Exercise aim ▸
Set the listing down again in full, word for word, with the pictures left out.

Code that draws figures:
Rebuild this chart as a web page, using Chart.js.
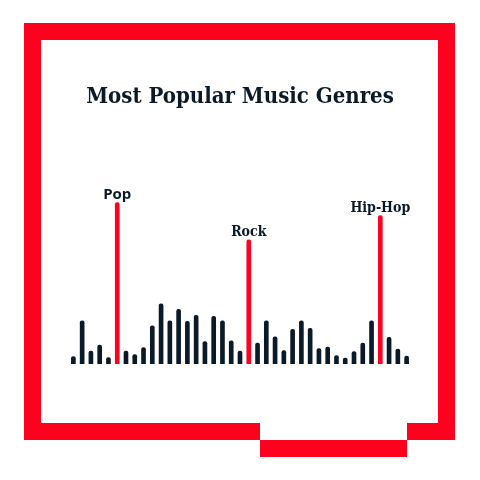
<!DOCTYPE html>
<html>
<head>
<meta charset="utf-8">
<script src="https://cdn.jsdelivr.net/npm/chart.js@4.4.1/dist/chart.umd.min.js"></script>
<style>
    html, body { margin: 0; padding: 0; background: #fff; }
    #wrap { position: relative; width: 480px; height: 480px; overflow: hidden; }
    .frame { position: absolute; background: #ff001e; }
    .gap { position: absolute; background: #fff; }
    #chart { position: absolute; left: 0; top: 0; }
</style>
</head>
<body>
<div id="wrap">
    <!-- red frame with the stepped notch at the bottom -->
    <div class="frame" style="left:24px;top:23px;width:431px;height:17px"></div>
    <div class="frame" style="left:24px;top:23px;width:17px;height:417px"></div>
    <div class="frame" style="left:438px;top:23px;width:17px;height:417px"></div>
    <div class="frame" style="left:24px;top:423px;width:431px;height:17px"></div>
    <div class="gap" style="left:260px;top:423px;width:147px;height:17px"></div>
    <div class="frame" style="left:260px;top:440px;width:147px;height:17px"></div>
    <canvas id="chart" width="480" height="480"></canvas>
</div>
<script>
// ===== Data =====
const genres = [
    'g1', 'g2', 'g3', 'g4', 'g5', 'Pop', 'g7', 'g8', 'g9', 'g10',
    'g11', 'g12', 'g13', 'g14', 'g15', 'g16', 'g17', 'g18', 'g19', 'g20',
    'Rock', 'g22', 'g23', 'g24', 'g25', 'g26', 'g27', 'g28', 'g29', 'g30',
    'g31', 'g32', 'g33', 'g34', 'g35', 'Hip-Hop', 'g37', 'g38', 'g39'
];
const popularity = [
    7.5, 43, 13, 19, 6.5, 161, 13, 9.5, 16.5, 38,
    60, 43, 54.5, 42.5, 48.5, 22.5, 47.5, 43, 23, 13,
    124, 21, 43, 27, 13.5, 34.5, 43, 35.5, 15.5, 17,
    8.5, 6, 12.5, 21, 43, 148, 26.5, 15, 8
];
const highlighted = ['Pop', 'Rock', 'Hip-Hop'];

const RED = '#ff001e';
const INK = '#0b1a28';
const SERIF = '"DejaVu Serif Condensed", "DejaVu Serif", serif';

// ===== Labels above the highlighted bars =====
const genreLabels = {
    id: 'genreLabels',
    afterDatasetsDraw(chart) {
        const { ctx } = chart;
        const meta = chart.getDatasetMeta(0);
        ctx.save();
        ctx.fillStyle = INK;
        ctx.textAlign = 'center';
        ctx.textBaseline = 'alphabetic';
        genres.forEach((g, i) => {
            if (!highlighted.includes(g)) return;
            const bar = meta.data[i];
            ctx.font = g === 'Pop'
                ? 'bold 15px "Open Sans", sans-serif'
                : 'bold 14px ' + SERIF;
            ctx.fillText(g, bar.x, bar.y - 4);
        });
        ctx.restore();
    }
};

new Chart(document.getElementById('chart'), {
    type: 'bar',
    data: {
        labels: genres,
        datasets: [{
            data: popularity,
            backgroundColor: genres.map(g => highlighted.includes(g) ? RED : INK),
            barThickness: 4,
            borderRadius: { topLeft: 2, topRight: 2 },
            borderSkipped: 'start'
        }]
    },
    options: {
        responsive: false,
        animation: false,
        layout: { padding: { top: 83, left: 69, right: 69, bottom: 116 } },
        plugins: {
            legend: { display: false },
            tooltip: { enabled: false },
            title: {
                display: true,
                text: 'Most Popular Music Genres',
                color: INK,
                font: { family: SERIF, size: 22, weight: 'bold', lineHeight: 1.3 },
                padding: { top: 0, bottom: 52 }
            }
        },
        scales: {
            x: { display: false, grid: { display: false } },
            y: { display: false, min: 0, max: 200, grid: { display: false } }
        }
    },
    plugins: [genreLabels]
});
</script>
</body>
</html>
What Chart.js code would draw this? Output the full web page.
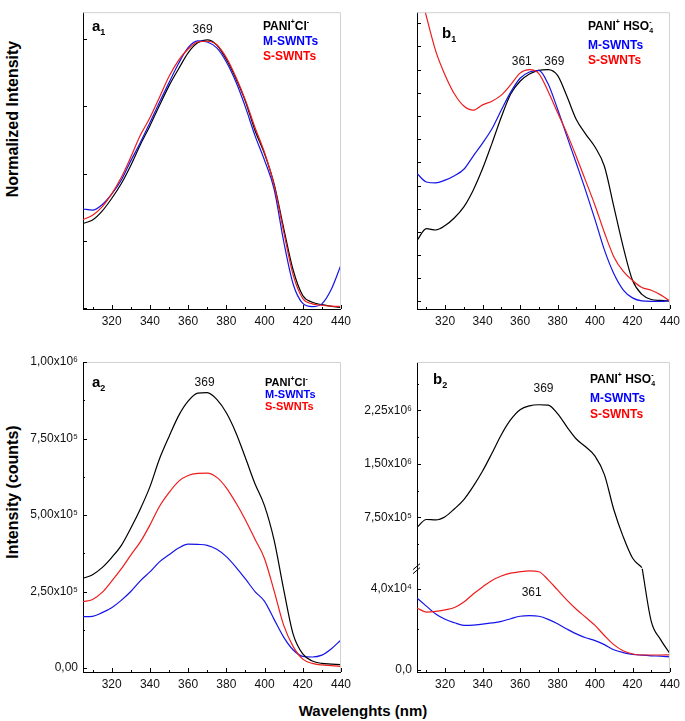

Correct result ▸
Rebuild this chart as a web page, using Chart.js.
<!DOCTYPE html>
<html>
<head>
<meta charset="utf-8">
<script src="https://cdn.jsdelivr.net/npm/chart.js@4.4.1/dist/chart.umd.min.js"></script>
<style>
    html, body { margin: 0; padding: 0; background: #fff; }
    #wrap { position: relative; width: 480px; height: 480px; overflow: hidden; }
    .frame { position: absolute; background: #ff001e; }
    .gap { position: absolute; background: #fff; }
    #chart { position: absolute; left: 0; top: 0; }
</style>
</head>
<body>
<div id="wrap">
    <!-- red frame with the stepped notch at the bottom -->
    <div class="frame" style="left:24px;top:23px;width:431px;height:17px"></div>
    <div class="frame" style="left:24px;top:23px;width:17px;height:417px"></div>
    <div class="frame" style="left:438px;top:23px;width:17px;height:417px"></div>
    <div class="frame" style="left:24px;top:423px;width:431px;height:17px"></div>
    <div class="gap" style="left:260px;top:423px;width:147px;height:17px"></div>
    <div class="frame" style="left:260px;top:440px;width:147px;height:17px"></div>
    <canvas id="chart" width="480" height="480"></canvas>
</div>
<script>
// ===== Data =====
const genres = [
    'g1', 'g2', 'g3', 'g4', 'g5', 'Pop', 'g7', 'g8', 'g9', 'g10',
    'g11', 'g12', 'g13', 'g14', 'g15', 'g16', 'g17', 'g18', 'g19', 'g20',
    'Rock', 'g22', 'g23', 'g24', 'g25', 'g26', 'g27', 'g28', 'g29', 'g30',
    'g31', 'g32', 'g33', 'g34', 'g35', 'Hip-Hop', 'g37', 'g38', 'g39'
];
const popularity = [
    7.5, 43, 13, 19, 6.5, 161, 13, 9.5, 16.5, 38,
    60, 43, 54.5, 42.5, 48.5, 22.5, 47.5, 43, 23, 13,
    124, 21, 43, 27, 13.5, 34.5, 43, 35.5, 15.5, 17,
    8.5, 6, 12.5, 21, 43, 148, 26.5, 15, 8
];
const highlighted = ['Pop', 'Rock', 'Hip-Hop'];

const RED = '#ff001e';
const INK = '#0b1a28';
const SERIF = '"DejaVu Serif Condensed", "DejaVu Serif", serif';

// ===== Labels above the highlighted bars =====
const genreLabels = {
    id: 'genreLabels',
    afterDatasetsDraw(chart) {
        const { ctx } = chart;
        const meta = chart.getDatasetMeta(0);
        ctx.save();
        ctx.fillStyle = INK;
        ctx.textAlign = 'center';
        ctx.textBaseline = 'alphabetic';
        genres.forEach((g, i) => {
            if (!highlighted.includes(g)) return;
            const bar = meta.data[i];
            ctx.font = g === 'Pop'
                ? 'bold 15px "Open Sans", sans-serif'
                : 'bold 14px ' + SERIF;
            ctx.fillText(g, bar.x, bar.y - 4);
        });
        ctx.restore();
    }
};

new Chart(document.getElementById('chart'), {
    type: 'bar',
    data: {
        labels: genres,
        datasets: [{
            data: popularity,
            backgroundColor: genres.map(g => highlighted.includes(g) ? RED : INK),
            barThickness: 4,
            borderRadius: { topLeft: 2, topRight: 2 },
            borderSkipped: 'start'
        }]
    },
    options: {
        responsive: false,
        animation: false,
        layout: { padding: { top: 83, left: 69, right: 69, bottom: 116 } },
        plugins: {
            legend: { display: false },
            tooltip: { enabled: false },
            title: {
                display: true,
                text: 'Most Popular Music Genres',
                color: INK,
                font: { family: SERIF, size: 22, weight: 'bold', lineHeight: 1.3 },
                padding: { top: 0, bottom: 52 }
            }
        },
        scales: {
            x: { display: false, grid: { display: false } },
            y: { display: false, min: 0, max: 200, grid: { display: false } }
        }
    },
    plugins: [genreLabels]
});
</script>
</body>
</html>
What Chart.js code would draw this? Output the full web page.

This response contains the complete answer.